Mas voltemos à entrevista para assinalar que tanto a entrevistada como a entrevistadora pensam que houve, em torno ou a propósito daquele discurso de 10 de junho, um confronto entre quem quer ver e quem tapa os olhos; entre os patriotas — nos quais a escritora naturalmente se inclui — e os nacionalistas; entre os progressistas e os neo ou ultraconservadores; entre os que querem desvendar (supostos) segredos, tirar os (supostos) esqueletos dos armários da Nação, e os que a querem desinformada e não admitem a mais leve beliscadura no que entendem ser a honra nacional; entre as forças da luz e do bem, e as forças tacanhas, mesquinhas, que só querem semear o ódio entre os portugueses. Ainda que isso não seja dito pelas duas senhoras — e só raramente seja admitido por qualquer outra pessoa de esquerda — fica implícito que, nesse confronto, ou suposto confronto, a verdade histórica, isto é, a verdade que pressupõe e exige conhecimento e equilíbrio no tratamento e na ponderação da informação sobre o passado, não tem a mínima importância.
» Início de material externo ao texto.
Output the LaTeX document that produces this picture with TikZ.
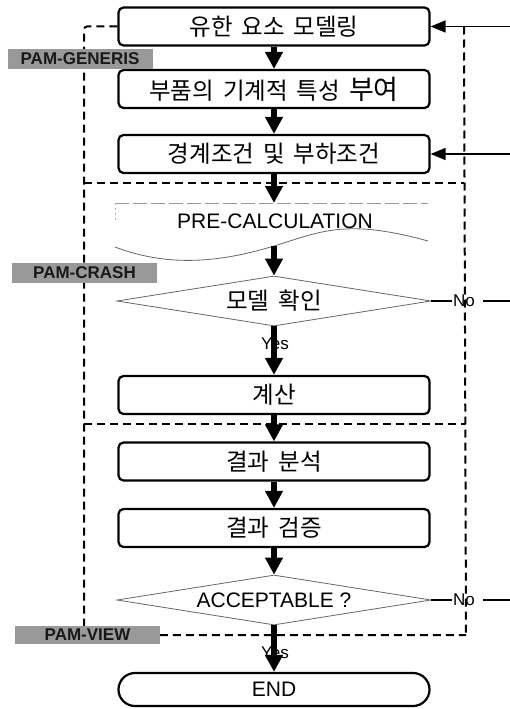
\documentclass[tikz,border=0pt]{standalone}
\usepackage{fontspec}
\setmainfont{Liberation Sans}
\newfontfamily\kr[WordSpace=1.7]{Noto Sans CJK KR}
\usetikzlibrary{arrows.meta,shapes.geometric,shapes.misc}
\begin{document}
\begin{tikzpicture}[x=1pt,y=-1pt,
  stepbox/.style={draw, line width=2.2pt, rounded corners=5pt, minimum width=311pt, minimum height=38pt, inner sep=0pt, font=\kr\fontsize{23.5}{27}\selectfont},
  endbox/.style={draw, rounded rectangle, line width=2.2pt, minimum width=311pt, minimum height=33pt, inner sep=0pt, font=\fontsize{21}{25}\selectfont},
  decision/.style={diamond, draw=black!60, line width=0.8pt, aspect=6.3, minimum width=314pt, minimum height=50pt, inner sep=0pt, font=\fontsize{21}{25}\selectfont},
  flow/.style={-{Triangle[length=17pt,width=17pt]}, line width=5.5pt},
  region/.style={dash pattern=on 8pt off 5pt, line width=2pt, rounded corners=3pt},
  feed/.style={-{Triangle[length=15pt,width=12pt]}, line width=1.5pt},
  pamlabel/.style={fill=black!40, text=black!90, font=\bfseries\fontsize{17}{20}\selectfont, minimum width=145pt, minimum height=20pt, inner sep=0pt},
  answer/.style={font=\fontsize{17}{20}\selectfont, inner sep=1pt},
  noline/.style={line width=1.5pt}
]
\useasboundingbox (0,0) rectangle (510,709);

% process steps
\node[stepbox] (b1) at (274,26.5) {유한~요소~모델링};
\node[stepbox] (b2) at (274,89) {부품의~기계적~특성~{\fontsize{27}{29}\selectfont 부여}};
\node[stepbox] (b3) at (274,154) {경계조건~및~부하조건};

% pre-calculation shape
\draw[black!40, line width=0.8pt, dash pattern=on 14pt off 4pt] (115,203) -- (428,203);
\draw[black!30, line width=0.6pt, dash pattern=on 2pt off 3pt] (115,203) -- (115,220);
\draw[black!60, line width=0.8pt] (115,247) .. controls (165,266) and (215,264) .. (274,246) .. controls (320,232) and (345,218) .. (428,241);
\node[font=\fontsize{21}{25}\selectfont] (pc) at (275,221) {PRE-CALCULATION};
\coordinate (pctop) at (274,203);
\coordinate (pcbot) at (274,246);

\node[decision] (d1) at (274,301) {\kr\fontsize{23.5}{27}\selectfont 모델~확인};
\node[stepbox] (b4) at (274,395) {계산};
\node[stepbox] (b5) at (274,461.5) {결과~분석};
\node[stepbox] (b6) at (274,528) {결과~검증};
\node[decision] (d2) at (274,600) {ACCEPTABLE ?};
\node[endbox] (e) at (274,689.5) {END};

% dashed tool regions
\coordinate (lt) at (84,26.5);
\coordinate (lb) at (84,635);
\coordinate (rt) at (464,26.5);
\coordinate (rb) at (466,635);
\coordinate (m1l) at (84,183);
\coordinate (m1r) at (464,183);
\coordinate (m2l) at (84,424);
\coordinate (m2r) at (465,424);
\draw[region] (b1.west) -- (lt) -- (lb) -- (rb);
\draw[region] (rt) -- (rb);
\draw[region] (m1l) -- (m1r);
\draw[region] (m2l) -- (m2r);

% labels
\node[pamlabel] (gen) at (80,59) {PAM-GENERIS};
\node[pamlabel] (crash) at (84.5,273) {PAM-CRASH};
\node[pamlabel, minimum height=18pt] (view) at (87.5,635) {PAM-VIEW};

% yes / no
\node[answer] (yes1) at (275,344) {Yes};
\node[answer] (yes2) at (275,653) {Yes};
\node[answer] (no1) at (464,301) {No};
\node[answer] (no2) at (464,600) {No};
\coordinate (out1) at (510,301);
\coordinate (out2) at (510,600);
\draw[noline] (d1.east) -- (no1.west);
\draw[noline, shorten <=7pt] (no1.east) -- (out1);
\draw[noline] (d2.east) -- (no2.west);
\draw[noline, shorten <=7pt] (no2.east) -- (out2);

% feedback arrows
\coordinate (in1) at (510,26.5);
\coordinate (in2) at (510,154);
\draw[feed] (in1) -- (b1.east);
\draw[feed] (in2) -- (b3.east);

% main flow
\draw[flow] (b1.south) -- (b2.north);
\draw[flow] (b2.south) -- (b3.north);
\draw[flow] (b3.south) -- (pctop);
\draw[flow] (pcbot) -- (d1.north);
\draw[flow] (d1.south) -- (b4.north);
\draw[flow] (b4.south) -- (b5.north);
\draw[flow] (b5.south) -- (b6.north);
\draw[flow] (b6.south) -- (d2.north);
\draw[flow] (d2.south) -- (e.north);
\end{tikzpicture}
\end{document}
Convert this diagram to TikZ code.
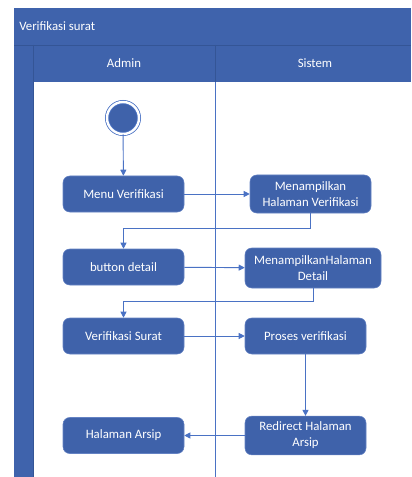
\documentclass[tikz,border=0pt]{standalone}
\usepackage{fontspec}
\setmainfont{Carlito}
\definecolor{laneblue}{RGB}{63,99,172}
\definecolor{lanedark}{RGB}{52,85,150}
\definecolor{actblue}{RGB}{63,98,170}
\definecolor{actedge}{RGB}{100,130,195}
\definecolor{flowblue}{RGB}{74,114,196}
\tikzset{
  act/.style={draw=actedge, fill=actblue, rounded corners=5pt, text=white, align=center,
    minimum width=90.75pt, minimum height=27pt, inner sep=1pt, font=\fontsize{9.6}{12}\selectfont},
  flow/.style={draw=flowblue, line width=0.7pt, -{Triangle[length=4.5pt,width=4.5pt]}},
  lanetext/.style={text=white, inner sep=0.75pt, font=\fontsize{9.6}{12}\selectfont},
}
\usetikzlibrary{arrows.meta}
\begin{document}
\begin{tikzpicture}[x=0.75pt,y=0.75pt,yscale=-1]
\useasboundingbox (0,0) rectangle (411,477);

%Shape: Rectangle [id:title band]
\fill [laneblue] (14,8) rectangle (411,45) ;
%Shape: Rectangle [id:column headers]
\fill [laneblue] (33,45) rectangle (411,82) ;
%Shape: Rectangle [id:left bar]
\fill [laneblue] (14,45) rectangle (33,477) ;
%Straight Lines [id:separators]
\draw [lanedark, line width=0.6pt] (14,45) -- (411,45) ;
\draw [lanedark, line width=0.6pt] (33,45) -- (33,477) ;
\draw [lanedark, line width=0.6pt] (215,45) -- (215,82) ;
%Straight Lines [id:lane divider]
\draw [flowblue, line width=0.7pt] (215,82) -- (215,477) ;

% Text Node
\draw (18,26) node [anchor=west] [lanetext] (title) {Verifikasi surat};
% Text Node
\draw (124,63) node [lanetext] (admin) {Admin};
% Text Node
\draw (315,63) node [lanetext] (sistem) {Sistem};

%Shape: Circle [id:start]
\draw (123,118) node [circle, fill=actblue, draw=flowblue, double=white, double distance=1.8pt,
  line width=0.6pt, minimum size=24pt, inner sep=0pt] (start) {} ;

%Shape: Rounded Rect [id:actions]
\draw (123.5,194) node [act] (menu) {Menu Verifikasi};
\draw (310.5,194) node [act, minimum height=28.5pt] (halver) {Menampilkan\\Halaman Verifikasi};
\draw (123.5,267) node [act] (detail) {button detail};
\draw (313,268) node [act, minimum width=102pt, minimum height=30pt] (haldet) {MenampilkanHalaman\\Detail};
\draw (123.5,336) node [act] (versurat) {Verifikasi Surat};
\draw (305.5,336) node [act] (proses) {Proses verifikasi};
\draw (305.5,435.5) node [act, minimum height=29pt] (redirect) {Redirect Halaman\\Arsip};
\draw (123.5,435.5) node [act] (arsip) {Halaman Arsip};

%Straight Lines [id:flows]
\draw [flow] (start) -- (menu) ;
\draw [flow] (menu) -- (halver) ;
\draw [flow] (halver.south) -- ++(0,15) -| (detail.north) ;
\draw [flow] (detail) -- (haldet) ;
\draw [flow] (haldet.south) -- ++(0,13) -| (versurat.north) ;
\draw [flow] (versurat) -- (proses) ;
\draw [flow] (proses) -- (redirect) ;
\draw [flow] (redirect) -- (arsip) ;

\end{tikzpicture}
\end{document}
Não deixa de ser irónico que Lídia Jorge diga, na entrevista à Visão, que “não quer mentiras”. É também curioso que, tendo em consideração a reacção que o seu discurso aqui provocou — no Brasil, como era expectável, ecoou favoravelmente e a escritora foi recebida de braços abertos —, confesse ter tido “a sensação de uma criança que passou por uma sala e acha que partiu qualquer coisa”, o que em sua opinião (e na de Margarida Davim) terá sido bom. De facto partiu, mas não foi bom. Lídia Jorge partiu a verdade histórica, mas nem ela nem a jornalista que a entrevistou, nem os que em 10 de junho (e agora) a cobriram de louvores, parecem perceber ou querer aceitar isso. Ou então, percebem-no perfeitamente, mas consideram que o erro e a mentira são coisas sem importância, coisas aceitáveis desde que venham da boca dos compagnons de route e se destinem a promover as causas e as lutas da esquerda. O que, diga-se, é uma pena e um atentado à salubridade do debate de ideias na esfera pública. Onde pára a gente de esquerda que, noutros tempos, costumava valorizar e prezar a verdade? Por que razão está agora calada? Ter-se-á extinguido? - João Pedro Marques (publicado pela 1ª vez in Observador, 6 de Agosto de 2025).